The commitment of those fans and of the performers who’ve spent so many hours learning how to put on a show for them was top of mind for Lund and Olson when Dinsmore began floating the idea of stepping down.

“I knew we had to find a way to step in and keep this going,” said Lund, a father of four himself who owns and operates Harris Burgers between bouts and sessions at the training center. “This city was ready for it (independent pro wrestling) 20 years ago.”

Lund almost left Sioux Falls in his teens to pursue wrestling after a few years of participating in unsanctioned backyard matches. Dinsmore’s tutelage gave him the chance to rekindle his dreams of ring glory, but it also taught him how to work safely in what can be a dangerous business. In six years of taking body slams and kicks to the face, he has yet to sustain a serious injury or to have injured another wrestler. 

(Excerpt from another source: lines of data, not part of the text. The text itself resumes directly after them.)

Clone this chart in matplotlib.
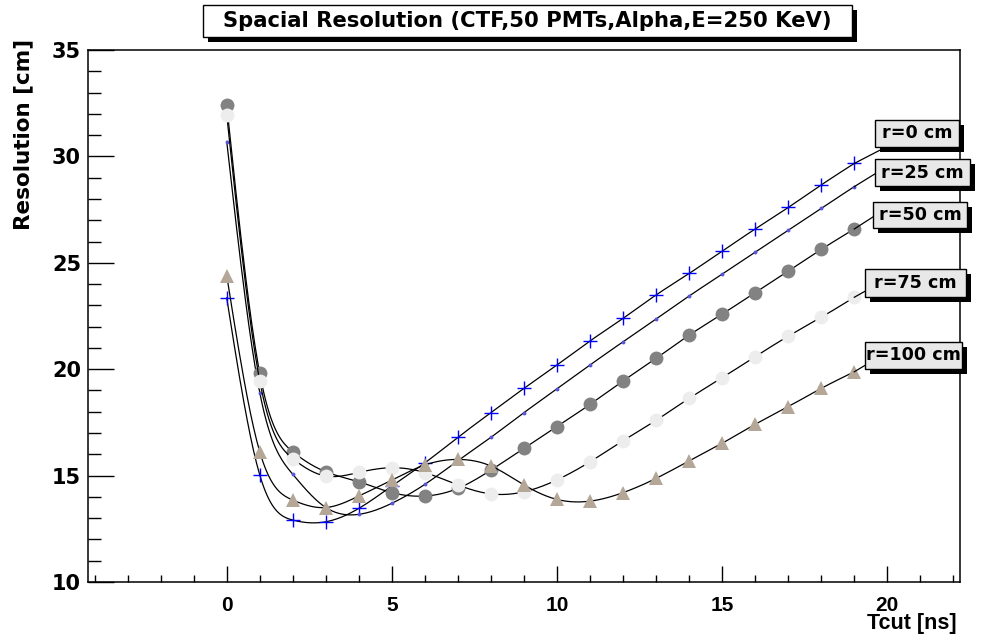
import numpy as np
import matplotlib
matplotlib.use("Agg")
import matplotlib.pyplot as plt
from matplotlib.patches import Rectangle
from matplotlib.lines import Line2D

plt.rcParams['font.family'] = ['Liberation Sans', 'DejaVu Sans']

# ---------------- data ----------------
tcut = list(range(20))
res_r0 = [23.35, 15.03, 12.91, 12.83, 13.46, 14.51, 15.60, 16.80, 17.96, 19.10,
          20.20, 21.33, 22.39, 23.49, 24.50, 25.55, 26.59, 27.60, 28.66, 29.67]
res_r25 = [30.70, 18.90, 15.06, 13.50, 13.18, 13.70, 14.59, 15.70, 16.80, 17.96,
           19.08, 20.20, 21.29, 22.36, 23.44, 24.47, 25.50, 26.53, 27.56, 28.58]
res_r50 = [32.40, 19.80, 16.12, 15.18, 14.71, 14.20, 14.04, 14.40, 15.26, 16.28,
           17.30, 18.35, 19.45, 20.51, 21.60, 22.59, 23.60, 24.61, 25.63, 26.59]
res_r75 = [31.95, 19.45, 15.80, 14.98, 15.15, 15.37, 15.14, 14.56, 14.14, 14.24,
           14.80, 15.65, 16.64, 17.60, 18.63, 19.60, 20.59, 21.55, 22.44, 23.38]
res_r100 = [24.40, 16.12, 13.85, 13.50, 14.04, 14.79, 15.50, 15.76, 15.45, 14.56,
            13.88, 13.80, 14.20, 14.87, 15.69, 16.52, 17.41, 18.24, 19.10, 19.88]
labels = ["r=0 cm", "r=25 cm", "r=50 cm", "r=75 cm", "r=100 cm"]
title = "Spacial Resolution (CTF,50 PMTs,Alpha,E=250 KeV)"
xlabel = "Tcut [ns]"
ylabel = "Resolution [cm]"
xticks = [0, 5, 10, 15, 20]
yticks = [10, 15, 20, 25, 30, 35]

series = [res_r0, res_r25, res_r50, res_r75, res_r100]

# ---------------- styles ----------------
styles = [
    dict(marker='+', ms=10, mew=1.0, mfc='#0000ff', mec='#0000ff'),
    dict(marker='o', ms=2.8, mew=0, mfc='#5555dd', mec='#5555dd'),
    dict(marker='o', ms=10, mew=0, mfc='#828282', mec='#828282'),
    dict(marker='o', ms=10, mew=0, mfc='#ededed', mec='#ededed'),
    dict(marker='^', ms=10, mew=0, mfc='#b4a797', mec='#b4a797'),
]
WIDE = 'DejaVu Sans'


def natural_spline(x, y, n=400):
    x = np.asarray(x, float)
    y = np.asarray(y, float)
    m = len(x)
    h = np.diff(x)
    A = np.zeros((m, m))
    b = np.zeros(m)
    A[0, 0] = 1
    A[-1, -1] = 1
    for i in range(1, m - 1):
        A[i, i - 1] = h[i - 1]
        A[i, i] = 2 * (h[i - 1] + h[i])
        A[i, i + 1] = h[i]
        b[i] = 3 * ((y[i + 1] - y[i]) / h[i] - (y[i] - y[i - 1]) / h[i - 1])
    c = np.linalg.solve(A, b)
    xs = np.linspace(x[0], x[-1], n)
    ys = np.empty_like(xs)
    for k, xv in enumerate(xs):
        i = min(np.searchsorted(x, xv, side='right') - 1, m - 2)
        dx = xv - x[i]
        bi = (y[i + 1] - y[i]) / h[i] - h[i] * (2 * c[i] + c[i + 1]) / 3
        di = (c[i + 1] - c[i]) / (3 * h[i])
        ys[k] = y[i] + bi * dx + c[i] * dx ** 2 + di * dx ** 3
    return xs, ys


W, H = 988, 642
fig = plt.figure(figsize=(W / 100, H / 100), dpi=100)
ax = fig.add_axes([88 / W, (H - 582) / H, (960 - 88) / W, (582 - 50) / H])

for i, (vals, st) in enumerate(zip(series, styles)):
    xs, ys = natural_spline(tcut, vals)
    ax.plot(xs, ys, color='black', lw=0.9, zorder=2 + 2 * i)
    ax.plot(tcut, vals, ls='none', zorder=3 + 2 * i, **st)

ax.set_xlim(-4.2, 22.2)
ax.set_ylim(10, 35)
ax.set_xticks(xticks)
ax.set_yticks(yticks)
ax.set_xticks(np.arange(-4, 23, 1), minor=True)
ax.set_yticks(np.arange(10, 36, 1), minor=True)
ax.tick_params(axis='both', which='both', direction='in', top=False, right=False,
               width=1.0, color='black')
ax.tick_params(axis='y', which='major', length=18.5, pad=5)
ax.tick_params(axis='y', which='minor', length=9.4)
ax.tick_params(axis='x', which='major', length=11.3, pad=10)
ax.tick_params(axis='x', which='minor', length=5.4)
for lab in ax.get_xticklabels():
    lab.set_fontsize(15)
    lab.set_fontweight('bold')
for lab in ax.get_yticklabels():
    lab.set_fontsize(15)
    lab.set_fontweight('bold')
    lab.set_family(WIDE)
for sp in ax.spines.values():
    sp.set_linewidth(1.1)

# axis titles
fig.text(957 / W, 1 - 624 / H, xlabel, ha='right', va='center', fontsize=15.5,
         fontweight='bold')
fig.text(23 / W, 1 - 39 / H, ylabel, ha='center', va='top', rotation=90,
         fontsize=15.5, fontweight='bold', family=WIDE)


def px_box(x0, y0, x1, y1, text, fill, fs, shadow=5):
    sh = Rectangle((x0 / W + shadow / W, 1 - (y1 + shadow) / H), (x1 - x0) / W,
                   (y1 - y0) / H, transform=fig.transFigure, facecolor='black',
                   edgecolor='black', lw=0, zorder=30)
    bx = Rectangle((x0 / W, 1 - y1 / H), (x1 - x0) / W, (y1 - y0) / H,
                   transform=fig.transFigure, facecolor=fill, edgecolor='black',
                   lw=1.0, zorder=31)
    fig.add_artist(sh)
    fig.add_artist(bx)
    fig.text((x0 + x1) / 2 / W, 1 - (y0 + y1) / 2 / H, text, ha='center',
             va='center', fontsize=fs, fontweight='bold', family=WIDE, zorder=32)


# title box
px_box(203, 5, 852, 37, title, 'white', 15.2)

# labels at curve ends
boxes = [(875, 120, 959, 147), (875, 159, 970, 186), (873, 202, 967, 228),
         (865, 269, 966, 297), (865, 342, 962, 369)]
ends = [(888, 146), (878, 172), (876, 215), (869, 289), (869, 363)]
for vals, lab, bxs, end in zip(series, labels, boxes, ends):
    disp = ax.transData.transform((tcut[-1], vals[-1]))
    x_start = disp[0]
    y_start = H - disp[1]
    ln = Line2D([x_start / W, end[0] / W], [1 - y_start / H, 1 - end[1] / H],
                transform=fig.transFigure, color='black', lw=0.9, zorder=29)
    fig.add_artist(ln)
    px_box(*bxs, lab, '#e8e8e8', 12.6)

fig.savefig("out.png", dpi=100)
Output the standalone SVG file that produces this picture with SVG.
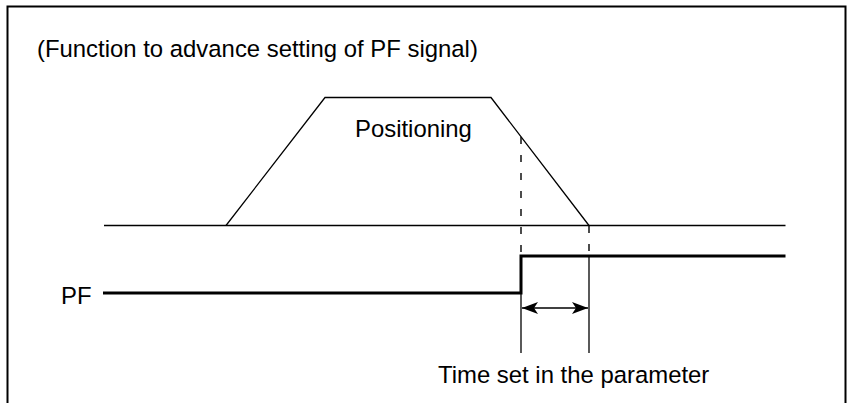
<svg xmlns="http://www.w3.org/2000/svg" width="848" height="403" viewBox="0 0 848 403">
<defs>
<style>
text{font-family:"Liberation Sans",Arial,sans-serif;font-size:23.9px;fill:#000}
.thin{stroke:#000;stroke-width:1.3;fill:none}
.thick{stroke:#000;stroke-width:3;fill:none}
.dash{stroke:#000;stroke-width:1.4;fill:none;stroke-dasharray:7 11}
</style>
<marker id="ah" viewBox="0 0 16 12" refX="16" refY="6" markerWidth="16" markerHeight="12" markerUnits="userSpaceOnUse" orient="auto-start-reverse">
<path d="M0,0 L16,6 L0,12 L4,6 Z" fill="#000"/>
</marker>
</defs>
<rect width="848" height="403" fill="#fff"/>
<path id="frame" d="M7.5,403 V6.5 H845.5 V403" fill="none" stroke="#000" stroke-width="2"/>
<g id="title"><text x="37" y="57">(Function to advance setting of PF signal)</text></g>
<g id="positioning">
<path class="thin" d="M104,225.5 H785.5"/>
<path class="thin" d="M226,225.5 L325,97.5 H491 L589,225.5"/>
<text x="355" y="137">Positioning</text>
</g>
<g id="pf">
<text x="61" y="304">PF</text>
<path class="thick" d="M103,293 H521 V256 H785.5"/>
</g>
<g id="connectors">
<path class="dash" d="M521,137 V256"/>
<path class="dash" d="M589,226 V256"/>
<path class="thin" d="M521,293 V353"/>
<path class="thin" d="M589,256 V353"/>
<path class="thin" d="M522,308 H588" marker-start="url(#ah)" marker-end="url(#ah)"/>
</g>
<g id="time"><text x="438" y="383">Time set in the parameter</text></g>
</svg>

The same is true for Julian, who also dabbled in backyard wrestling as a teen. His only serious “injury” after training as an adult was a story point that allowed him to step away from the action shortly before his wife — who’d conspired with Julian’s mother to pay his training center tuition as a birthday present a few years earlier — gave birth to their fifth child.

“I got choked slammed through a table from the top rope at C,” he said. “I got carried away on a stretcher … but it was a show for the fans.”

Dinsmore, who plans to stay in Sioux Falls as he focuses on his retirement tour and stand-up storytelling performances, believes the promotion is in good hands. Lund has been his right-hand man for the past year or so and has grown into a quality trainer, and Olson’s excitement and promotional experience should serve MAP fans well. 

“These guys have been listening to me for six years, and now they have some of their own ideas on how to run things and keep it relevant,” he said. “I feel like I instilled in them the proper way to have a show, what we should do and what we shouldn’t do.”

For Midwest All Pro, that has always meant family-friendly shows and community engagement, including donations to groups like Feeding South Dakota. The notion of holding “hardcore” matches filled with bloody gimmicks never sat right with Dinsmore. Olson and Lund are committed to carrying on that tradition while growing into a larger space and drawing in performers with higher stature.

“We’ve got plans for some great shows and lots of big names throughout the year,” Lund said. “If we put on great shows, people will keep coming back.”

And with any luck, those shows could springboard a talented local performer to the upper echelons of sports entertainment.

“You never know who’s going to be the next John Cena,” Olson said.